Though I reject Rudd's dismissal of the culture wars as just a cover for the real battle of ideas, I do subscribe to Rudd's argument about the contradictions within the Right. He is right about this. The contradiction between conservatism and neo-liberalism is pretty obvious and it results in a movement away from liberalism. What's left is a market liberalism that celebrates a deregulated market. However, I do not accept that 'an unrestrained market capitalism that sweeps all before it' as Rudd claims. Another contradiction arises ---the Right's statist commitment to a big and centralized national security state. So what is on show is the movement away from classical liberalism.

Rudd acknowledges John Howard's account of these two strands but he says that Howard gives no analysis of how traditional social values of family, community and country are comptaible with the economic utlitarianism of the dereguated market whose ethos is one of unrestrained individualism. Consequently, Howard provides no philosophical framework for the Right's competing neo-liberal and conservative tendencies. Rudd then proceeds to explore such a framework. Responses by Andrew Norton here and here. As far as I know there have been few in the Australian bloggosphere who have engaged with Rudd's critique of neo-liberalism.

Rudd argues that Burkean (old style) conservatism, which sought to temper the excesses of market capitalism, capitulated to Hayek's critique of the 1950s (ie., Road to Serfdom) and the resurgence of neo-liberalism that was propounded by Centre for Independent Studies (CIS) and the Institute of Public Affairs (IPA) as part of their critique of socialism and social democracy. Though these think tanks see themselves as working within the classic lliberal tradition---promoting values of free enterprise, minimal government and an open society of free individuals-- they have been deeply, both as a form of social insurance and an institutional corrective, against the inequalities caused by the free market.

As Rudd puts in his November lecture to the CIS Hayek's broader critique of socialism was directed at the idea of social justice, which he judged to be akin to:

the former "universal belief in witches or the philosopher's stone". Hayek's polemic against the left was an axiomatic component of his advocacy of a radical, neo-liberal alternative---one which argued the absolute centrality of the market; a role for the state as a protector of that market but little else besides; and apocalyptic warnings that any political interference with the integrity (even 'sanctity') of the market would place the entire national project on the "slippery slope" to totalitarianism.

Rudd relies on the work of David McKnight's Beyond Left and Right to argue that Hayek understands market morality in terms of evolutionary rules about private property, contract, exchange, comeptition etc; that we live in two the two moral spheres or orders of the market and the family and that the market order is based on self-interest whilst the obligations of the family order are based on love and altruism.

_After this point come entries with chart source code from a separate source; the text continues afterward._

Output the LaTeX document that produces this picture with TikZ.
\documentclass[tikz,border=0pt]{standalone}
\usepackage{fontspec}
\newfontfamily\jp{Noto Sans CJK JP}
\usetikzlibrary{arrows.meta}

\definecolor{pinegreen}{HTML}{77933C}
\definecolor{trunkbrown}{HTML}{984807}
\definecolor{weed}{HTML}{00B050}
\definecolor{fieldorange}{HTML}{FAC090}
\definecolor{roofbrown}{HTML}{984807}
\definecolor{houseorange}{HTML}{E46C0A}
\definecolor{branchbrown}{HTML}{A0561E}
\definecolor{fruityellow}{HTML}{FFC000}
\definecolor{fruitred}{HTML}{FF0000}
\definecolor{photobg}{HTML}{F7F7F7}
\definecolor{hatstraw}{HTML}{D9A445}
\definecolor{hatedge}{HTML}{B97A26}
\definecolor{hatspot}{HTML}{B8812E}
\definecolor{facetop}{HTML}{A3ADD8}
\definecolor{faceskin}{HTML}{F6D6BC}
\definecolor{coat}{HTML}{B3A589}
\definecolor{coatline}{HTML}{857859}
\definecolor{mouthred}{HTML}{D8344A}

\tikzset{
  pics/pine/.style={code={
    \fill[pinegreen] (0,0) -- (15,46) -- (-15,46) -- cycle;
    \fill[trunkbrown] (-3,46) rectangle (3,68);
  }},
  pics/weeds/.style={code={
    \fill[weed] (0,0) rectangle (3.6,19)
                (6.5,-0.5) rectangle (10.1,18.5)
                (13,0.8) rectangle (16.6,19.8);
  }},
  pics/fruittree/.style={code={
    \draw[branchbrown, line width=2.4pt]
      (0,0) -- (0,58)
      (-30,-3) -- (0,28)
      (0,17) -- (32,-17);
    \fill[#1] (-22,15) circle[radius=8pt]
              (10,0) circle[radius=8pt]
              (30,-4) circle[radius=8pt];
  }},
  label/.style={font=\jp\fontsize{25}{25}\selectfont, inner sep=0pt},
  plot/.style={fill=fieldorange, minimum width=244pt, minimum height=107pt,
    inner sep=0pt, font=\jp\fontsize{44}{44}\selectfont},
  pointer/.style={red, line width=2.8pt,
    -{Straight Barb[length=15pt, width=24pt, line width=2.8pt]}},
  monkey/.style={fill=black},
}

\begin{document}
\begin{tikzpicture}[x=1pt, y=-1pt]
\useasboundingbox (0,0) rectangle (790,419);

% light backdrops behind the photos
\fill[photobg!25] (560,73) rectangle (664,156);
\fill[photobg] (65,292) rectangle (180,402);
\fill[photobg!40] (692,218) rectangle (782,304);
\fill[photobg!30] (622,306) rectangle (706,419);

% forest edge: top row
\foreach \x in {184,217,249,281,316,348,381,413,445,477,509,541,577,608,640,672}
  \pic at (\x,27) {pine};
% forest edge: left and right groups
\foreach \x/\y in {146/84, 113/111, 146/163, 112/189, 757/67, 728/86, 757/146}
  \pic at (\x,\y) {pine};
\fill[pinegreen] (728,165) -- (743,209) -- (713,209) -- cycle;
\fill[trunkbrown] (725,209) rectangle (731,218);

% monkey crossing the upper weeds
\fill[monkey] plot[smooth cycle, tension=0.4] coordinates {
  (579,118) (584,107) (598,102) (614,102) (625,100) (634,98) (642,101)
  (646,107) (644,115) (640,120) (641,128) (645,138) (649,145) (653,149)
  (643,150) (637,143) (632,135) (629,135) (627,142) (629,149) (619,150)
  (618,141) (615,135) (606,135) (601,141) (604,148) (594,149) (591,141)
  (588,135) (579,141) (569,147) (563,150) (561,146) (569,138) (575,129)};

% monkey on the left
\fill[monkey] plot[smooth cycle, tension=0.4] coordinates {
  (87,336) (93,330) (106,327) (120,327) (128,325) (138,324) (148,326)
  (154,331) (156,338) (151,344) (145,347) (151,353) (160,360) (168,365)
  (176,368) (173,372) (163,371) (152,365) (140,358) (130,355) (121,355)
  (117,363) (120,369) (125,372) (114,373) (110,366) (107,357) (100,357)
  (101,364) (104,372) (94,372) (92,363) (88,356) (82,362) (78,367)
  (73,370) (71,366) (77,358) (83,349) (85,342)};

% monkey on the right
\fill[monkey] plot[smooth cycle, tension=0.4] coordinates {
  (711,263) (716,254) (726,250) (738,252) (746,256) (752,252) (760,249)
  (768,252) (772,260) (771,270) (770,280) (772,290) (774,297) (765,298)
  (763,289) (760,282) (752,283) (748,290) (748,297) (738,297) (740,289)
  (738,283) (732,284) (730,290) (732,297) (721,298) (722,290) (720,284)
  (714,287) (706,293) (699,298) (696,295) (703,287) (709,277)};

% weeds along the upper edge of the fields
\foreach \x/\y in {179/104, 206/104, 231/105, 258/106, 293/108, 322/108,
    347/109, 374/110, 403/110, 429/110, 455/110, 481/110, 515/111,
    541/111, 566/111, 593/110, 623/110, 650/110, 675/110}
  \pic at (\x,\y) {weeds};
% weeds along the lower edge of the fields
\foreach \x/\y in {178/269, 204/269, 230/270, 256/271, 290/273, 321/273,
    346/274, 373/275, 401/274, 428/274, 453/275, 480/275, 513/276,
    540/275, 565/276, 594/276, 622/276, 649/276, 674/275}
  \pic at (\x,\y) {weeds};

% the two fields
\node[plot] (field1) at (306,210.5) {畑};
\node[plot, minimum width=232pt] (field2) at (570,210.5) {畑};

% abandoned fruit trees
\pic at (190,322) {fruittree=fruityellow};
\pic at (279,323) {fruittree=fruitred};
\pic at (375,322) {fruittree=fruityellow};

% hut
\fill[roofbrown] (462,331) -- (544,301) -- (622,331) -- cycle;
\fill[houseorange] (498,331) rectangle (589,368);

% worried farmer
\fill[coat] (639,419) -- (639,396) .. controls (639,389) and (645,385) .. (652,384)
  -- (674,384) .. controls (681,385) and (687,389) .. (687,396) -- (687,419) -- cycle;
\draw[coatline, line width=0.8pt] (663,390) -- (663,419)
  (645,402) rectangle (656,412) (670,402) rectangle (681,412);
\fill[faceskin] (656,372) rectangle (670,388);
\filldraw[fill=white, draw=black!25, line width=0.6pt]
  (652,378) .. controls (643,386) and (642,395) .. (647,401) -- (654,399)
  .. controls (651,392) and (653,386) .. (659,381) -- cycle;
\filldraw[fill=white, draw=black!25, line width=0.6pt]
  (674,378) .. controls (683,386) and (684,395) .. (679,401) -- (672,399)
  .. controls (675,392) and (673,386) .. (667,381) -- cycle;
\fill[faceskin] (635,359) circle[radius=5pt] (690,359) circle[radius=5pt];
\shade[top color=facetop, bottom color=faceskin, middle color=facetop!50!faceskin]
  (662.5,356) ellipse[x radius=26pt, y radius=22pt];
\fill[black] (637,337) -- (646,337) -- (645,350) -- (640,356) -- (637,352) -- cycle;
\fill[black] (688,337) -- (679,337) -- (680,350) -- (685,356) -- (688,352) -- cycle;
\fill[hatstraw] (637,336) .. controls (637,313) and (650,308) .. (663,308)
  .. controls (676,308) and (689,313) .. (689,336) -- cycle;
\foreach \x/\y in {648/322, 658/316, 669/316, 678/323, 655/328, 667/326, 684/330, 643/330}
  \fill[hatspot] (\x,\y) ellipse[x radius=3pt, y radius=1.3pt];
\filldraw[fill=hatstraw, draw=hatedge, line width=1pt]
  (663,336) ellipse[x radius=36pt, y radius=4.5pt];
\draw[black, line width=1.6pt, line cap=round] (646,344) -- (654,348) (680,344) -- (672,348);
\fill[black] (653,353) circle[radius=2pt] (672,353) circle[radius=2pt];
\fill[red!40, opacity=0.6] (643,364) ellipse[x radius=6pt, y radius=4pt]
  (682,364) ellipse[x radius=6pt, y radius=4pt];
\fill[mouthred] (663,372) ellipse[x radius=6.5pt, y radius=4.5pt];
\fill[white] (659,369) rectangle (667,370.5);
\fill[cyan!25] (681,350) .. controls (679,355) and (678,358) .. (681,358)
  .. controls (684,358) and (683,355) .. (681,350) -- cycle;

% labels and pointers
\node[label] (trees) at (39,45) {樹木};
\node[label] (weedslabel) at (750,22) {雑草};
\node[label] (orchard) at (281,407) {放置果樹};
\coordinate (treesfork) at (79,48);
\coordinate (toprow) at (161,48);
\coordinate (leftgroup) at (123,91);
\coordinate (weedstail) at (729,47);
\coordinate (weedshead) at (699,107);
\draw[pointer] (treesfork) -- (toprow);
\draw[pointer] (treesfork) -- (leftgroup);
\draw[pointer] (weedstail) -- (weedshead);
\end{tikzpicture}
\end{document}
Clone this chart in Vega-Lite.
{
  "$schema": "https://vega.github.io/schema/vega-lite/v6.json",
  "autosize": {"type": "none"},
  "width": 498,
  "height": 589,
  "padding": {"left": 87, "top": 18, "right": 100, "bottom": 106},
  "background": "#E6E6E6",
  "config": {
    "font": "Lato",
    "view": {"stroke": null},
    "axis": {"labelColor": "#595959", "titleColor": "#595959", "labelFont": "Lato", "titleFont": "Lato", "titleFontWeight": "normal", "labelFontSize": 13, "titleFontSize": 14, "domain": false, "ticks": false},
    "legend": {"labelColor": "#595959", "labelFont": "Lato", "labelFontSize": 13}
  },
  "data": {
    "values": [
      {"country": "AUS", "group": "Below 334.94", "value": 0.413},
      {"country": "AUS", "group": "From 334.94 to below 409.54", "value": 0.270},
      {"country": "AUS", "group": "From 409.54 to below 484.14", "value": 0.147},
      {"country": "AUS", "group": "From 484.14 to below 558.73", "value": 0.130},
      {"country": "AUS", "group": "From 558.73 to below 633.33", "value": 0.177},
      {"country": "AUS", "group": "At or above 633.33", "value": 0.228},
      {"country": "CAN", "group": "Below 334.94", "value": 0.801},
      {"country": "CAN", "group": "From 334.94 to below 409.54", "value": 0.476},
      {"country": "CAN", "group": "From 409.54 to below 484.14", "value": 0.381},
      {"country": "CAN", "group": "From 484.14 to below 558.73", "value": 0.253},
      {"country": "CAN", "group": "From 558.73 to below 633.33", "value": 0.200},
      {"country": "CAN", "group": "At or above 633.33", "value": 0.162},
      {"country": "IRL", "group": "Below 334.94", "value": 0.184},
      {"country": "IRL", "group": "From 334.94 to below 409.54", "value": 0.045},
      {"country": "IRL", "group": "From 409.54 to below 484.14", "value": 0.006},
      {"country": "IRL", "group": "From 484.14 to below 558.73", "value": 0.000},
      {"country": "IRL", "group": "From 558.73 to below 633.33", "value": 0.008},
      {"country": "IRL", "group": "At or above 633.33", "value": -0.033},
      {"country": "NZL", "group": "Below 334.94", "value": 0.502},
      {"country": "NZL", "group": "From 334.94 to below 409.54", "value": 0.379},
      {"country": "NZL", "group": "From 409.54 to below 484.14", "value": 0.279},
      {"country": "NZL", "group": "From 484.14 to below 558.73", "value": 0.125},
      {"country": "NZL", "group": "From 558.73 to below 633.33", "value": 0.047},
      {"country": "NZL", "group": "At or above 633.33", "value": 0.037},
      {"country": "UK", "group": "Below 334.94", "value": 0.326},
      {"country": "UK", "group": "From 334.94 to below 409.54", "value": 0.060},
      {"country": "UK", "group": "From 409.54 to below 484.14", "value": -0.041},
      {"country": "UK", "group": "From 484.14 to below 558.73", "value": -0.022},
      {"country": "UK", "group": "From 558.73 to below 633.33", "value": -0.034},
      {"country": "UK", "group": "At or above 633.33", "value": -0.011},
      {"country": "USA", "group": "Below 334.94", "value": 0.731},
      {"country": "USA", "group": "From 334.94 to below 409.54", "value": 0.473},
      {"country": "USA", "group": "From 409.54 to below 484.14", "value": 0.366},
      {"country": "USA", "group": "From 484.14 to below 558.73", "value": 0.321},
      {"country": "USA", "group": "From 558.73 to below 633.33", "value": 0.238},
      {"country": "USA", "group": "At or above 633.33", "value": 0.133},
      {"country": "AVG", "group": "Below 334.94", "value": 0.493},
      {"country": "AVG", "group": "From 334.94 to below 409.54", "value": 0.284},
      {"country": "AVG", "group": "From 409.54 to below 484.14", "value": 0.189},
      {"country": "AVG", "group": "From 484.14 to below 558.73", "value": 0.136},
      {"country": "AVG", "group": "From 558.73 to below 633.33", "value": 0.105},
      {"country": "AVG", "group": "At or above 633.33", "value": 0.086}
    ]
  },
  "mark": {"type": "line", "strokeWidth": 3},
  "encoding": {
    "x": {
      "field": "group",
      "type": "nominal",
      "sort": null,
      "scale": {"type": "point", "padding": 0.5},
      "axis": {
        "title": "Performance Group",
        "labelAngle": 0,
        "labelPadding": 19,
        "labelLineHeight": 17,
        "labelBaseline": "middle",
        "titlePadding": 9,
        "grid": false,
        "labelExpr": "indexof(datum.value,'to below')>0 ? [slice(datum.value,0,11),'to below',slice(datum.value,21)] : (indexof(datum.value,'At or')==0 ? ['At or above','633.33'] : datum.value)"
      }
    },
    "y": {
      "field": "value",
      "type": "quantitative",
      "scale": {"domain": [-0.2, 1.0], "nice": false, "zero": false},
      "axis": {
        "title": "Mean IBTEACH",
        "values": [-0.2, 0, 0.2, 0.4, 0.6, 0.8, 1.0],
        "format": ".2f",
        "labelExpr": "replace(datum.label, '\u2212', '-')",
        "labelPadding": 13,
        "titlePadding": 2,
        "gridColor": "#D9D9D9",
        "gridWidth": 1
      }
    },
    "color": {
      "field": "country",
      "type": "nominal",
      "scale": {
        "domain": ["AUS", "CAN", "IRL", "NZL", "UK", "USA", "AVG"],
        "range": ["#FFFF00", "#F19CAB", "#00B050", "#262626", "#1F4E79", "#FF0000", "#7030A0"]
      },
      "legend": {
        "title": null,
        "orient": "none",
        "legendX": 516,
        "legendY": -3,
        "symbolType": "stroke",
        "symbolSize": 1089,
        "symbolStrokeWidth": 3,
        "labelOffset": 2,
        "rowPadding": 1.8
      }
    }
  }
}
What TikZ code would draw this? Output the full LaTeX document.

Rudd's critique is that 'the impact of neo-liberalism cannot be effectively quarantined from its effect on the family--and beyond the family to other sub-economic recipriocal relationships within communities and other social and spiritual organizations. ' Consequently, the bonds of respect, civility and trust between people are being weakened and relations based on competition self-interest and suspicion are growing. This is illustrated with the reforms to industrial relations in the form of the Workchoices legislation. Rudd says that as a result:

breadwinners are now at risk of working less predictible shifts, spread over a seven day week, not sensitive to weekends and possibly for take-home pay. The pressures on relationships, parenting and the cost and quality of childcare are without precedent.

This is how the market encroaches on the non-market life-world of families.